Below, locate the line that contains "Write the D3.js code for this chart.". Repeat exactly from that line to the line that contains "probe.remove();", inclusive, leaving out the pictures.

▶ **Information provided**
◇ ◇ ◇ ◇ ◇
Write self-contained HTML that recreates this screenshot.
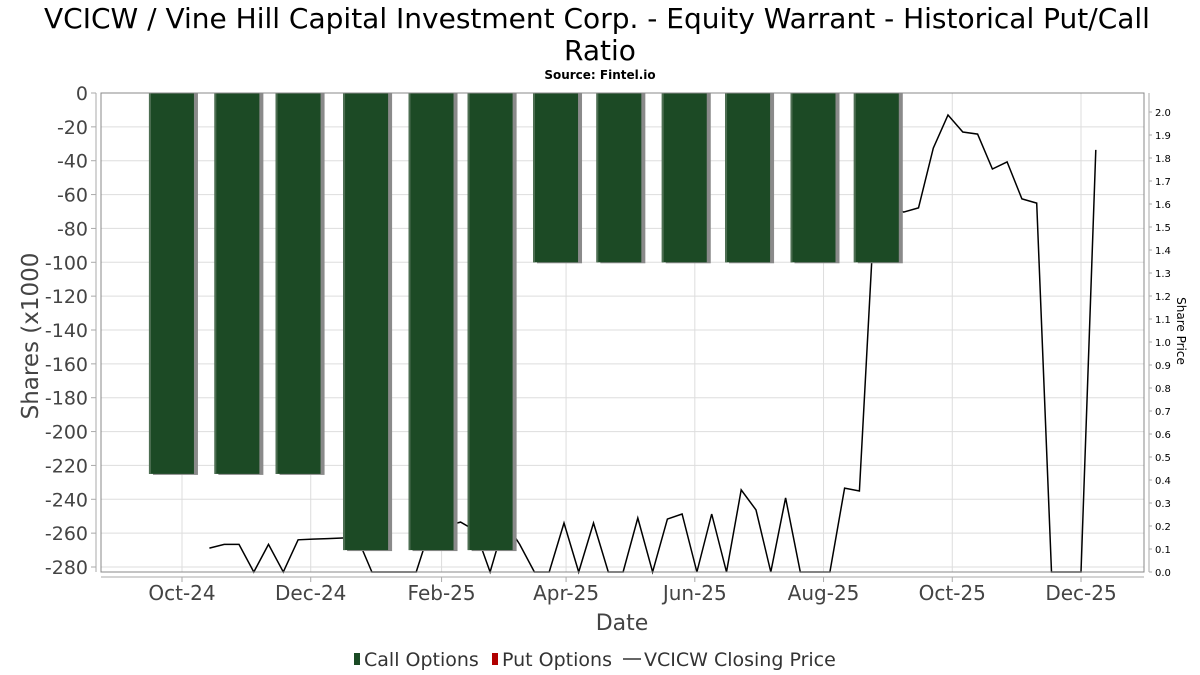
◇ ◇ ◇ ◇ ◇
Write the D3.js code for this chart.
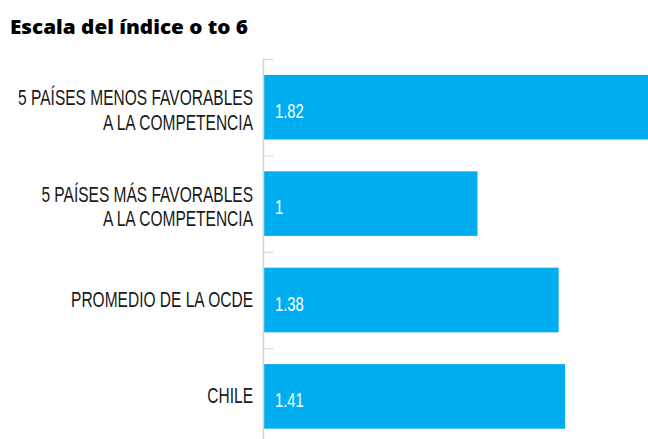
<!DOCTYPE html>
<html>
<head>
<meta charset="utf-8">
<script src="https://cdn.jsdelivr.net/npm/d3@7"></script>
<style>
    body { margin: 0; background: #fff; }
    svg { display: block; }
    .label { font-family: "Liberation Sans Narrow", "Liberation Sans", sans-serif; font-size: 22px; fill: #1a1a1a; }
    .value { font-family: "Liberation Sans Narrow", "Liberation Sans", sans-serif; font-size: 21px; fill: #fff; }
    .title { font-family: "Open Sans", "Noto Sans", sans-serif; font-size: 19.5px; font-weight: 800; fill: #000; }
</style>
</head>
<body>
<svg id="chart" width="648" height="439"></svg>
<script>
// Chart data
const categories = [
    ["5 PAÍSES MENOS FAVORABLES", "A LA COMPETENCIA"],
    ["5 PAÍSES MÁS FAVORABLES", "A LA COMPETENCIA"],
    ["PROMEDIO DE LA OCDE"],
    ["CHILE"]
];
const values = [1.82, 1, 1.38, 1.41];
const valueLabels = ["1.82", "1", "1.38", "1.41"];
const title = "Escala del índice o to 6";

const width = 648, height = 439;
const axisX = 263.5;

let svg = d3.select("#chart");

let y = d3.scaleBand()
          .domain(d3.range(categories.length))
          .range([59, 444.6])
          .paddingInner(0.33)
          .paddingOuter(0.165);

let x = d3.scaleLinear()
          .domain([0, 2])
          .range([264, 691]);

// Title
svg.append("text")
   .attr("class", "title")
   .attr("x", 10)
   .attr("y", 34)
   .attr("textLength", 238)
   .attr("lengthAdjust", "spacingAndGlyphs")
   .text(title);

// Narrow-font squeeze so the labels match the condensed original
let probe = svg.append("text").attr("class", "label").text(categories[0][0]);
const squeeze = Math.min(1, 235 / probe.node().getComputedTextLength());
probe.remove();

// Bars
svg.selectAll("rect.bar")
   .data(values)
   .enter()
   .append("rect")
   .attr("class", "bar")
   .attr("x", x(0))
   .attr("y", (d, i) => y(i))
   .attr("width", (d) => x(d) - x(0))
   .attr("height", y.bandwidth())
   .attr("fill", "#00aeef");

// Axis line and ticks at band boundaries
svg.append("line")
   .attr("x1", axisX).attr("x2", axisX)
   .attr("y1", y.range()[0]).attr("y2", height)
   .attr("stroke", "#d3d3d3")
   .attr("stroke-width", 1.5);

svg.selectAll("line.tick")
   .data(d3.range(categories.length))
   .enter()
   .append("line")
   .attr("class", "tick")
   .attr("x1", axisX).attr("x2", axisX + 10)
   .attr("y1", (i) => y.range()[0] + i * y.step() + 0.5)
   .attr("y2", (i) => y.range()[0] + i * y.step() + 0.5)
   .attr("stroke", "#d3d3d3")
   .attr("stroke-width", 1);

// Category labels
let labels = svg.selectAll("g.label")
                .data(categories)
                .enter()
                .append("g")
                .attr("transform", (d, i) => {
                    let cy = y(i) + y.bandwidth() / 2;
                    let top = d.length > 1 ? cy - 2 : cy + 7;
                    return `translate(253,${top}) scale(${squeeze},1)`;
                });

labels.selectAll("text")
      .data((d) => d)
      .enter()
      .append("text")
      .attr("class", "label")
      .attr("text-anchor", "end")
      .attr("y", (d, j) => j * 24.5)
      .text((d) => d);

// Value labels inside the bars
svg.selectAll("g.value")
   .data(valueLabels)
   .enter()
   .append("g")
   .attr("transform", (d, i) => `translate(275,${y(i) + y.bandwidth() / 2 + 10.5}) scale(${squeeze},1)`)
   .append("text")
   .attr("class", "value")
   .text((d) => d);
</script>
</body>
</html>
◇ ◇ ◇ ◇ ◇
▶ **Task solution**
Write the D3.js code for this chart.
<!DOCTYPE html>
<html>
<head>
<meta charset="utf-8">
<script src="https://cdn.jsdelivr.net/npm/d3@7"></script>
<style>
    body { margin: 0; background: #fff; }
    svg { display: block; }
    .label { font-family: "Liberation Sans Narrow", "Liberation Sans", sans-serif; font-size: 22px; fill: #1a1a1a; }
    .value { font-family: "Liberation Sans Narrow", "Liberation Sans", sans-serif; font-size: 21px; fill: #fff; }
    .title { font-family: "Open Sans", "Noto Sans", sans-serif; font-size: 19.5px; font-weight: 800; fill: #000; }
</style>
</head>
<body>
<svg id="chart" width="648" height="439"></svg>
<script>
// Chart data
const categories = [
    ["5 PAÍSES MENOS FAVORABLES", "A LA COMPETENCIA"],
    ["5 PAÍSES MÁS FAVORABLES", "A LA COMPETENCIA"],
    ["PROMEDIO DE LA OCDE"],
    ["CHILE"]
];
const values = [1.82, 1, 1.38, 1.41];
const valueLabels = ["1.82", "1", "1.38", "1.41"];
const title = "Escala del índice o to 6";

const width = 648, height = 439;
const axisX = 263.5;

let svg = d3.select("#chart");

let y = d3.scaleBand()
          .domain(d3.range(categories.length))
          .range([59, 444.6])
          .paddingInner(0.33)
          .paddingOuter(0.165);

let x = d3.scaleLinear()
          .domain([0, 2])
          .range([264, 691]);

// Title
svg.append("text")
   .attr("class", "title")
   .attr("x", 10)
   .attr("y", 34)
   .attr("textLength", 238)
   .attr("lengthAdjust", "spacingAndGlyphs")
   .text(title);

// Narrow-font squeeze so the labels match the condensed original
let probe = svg.append("text").attr("class", "label").text(categories[0][0]);
const squeeze = Math.min(1, 235 / probe.node().getComputedTextLength());
probe.remove();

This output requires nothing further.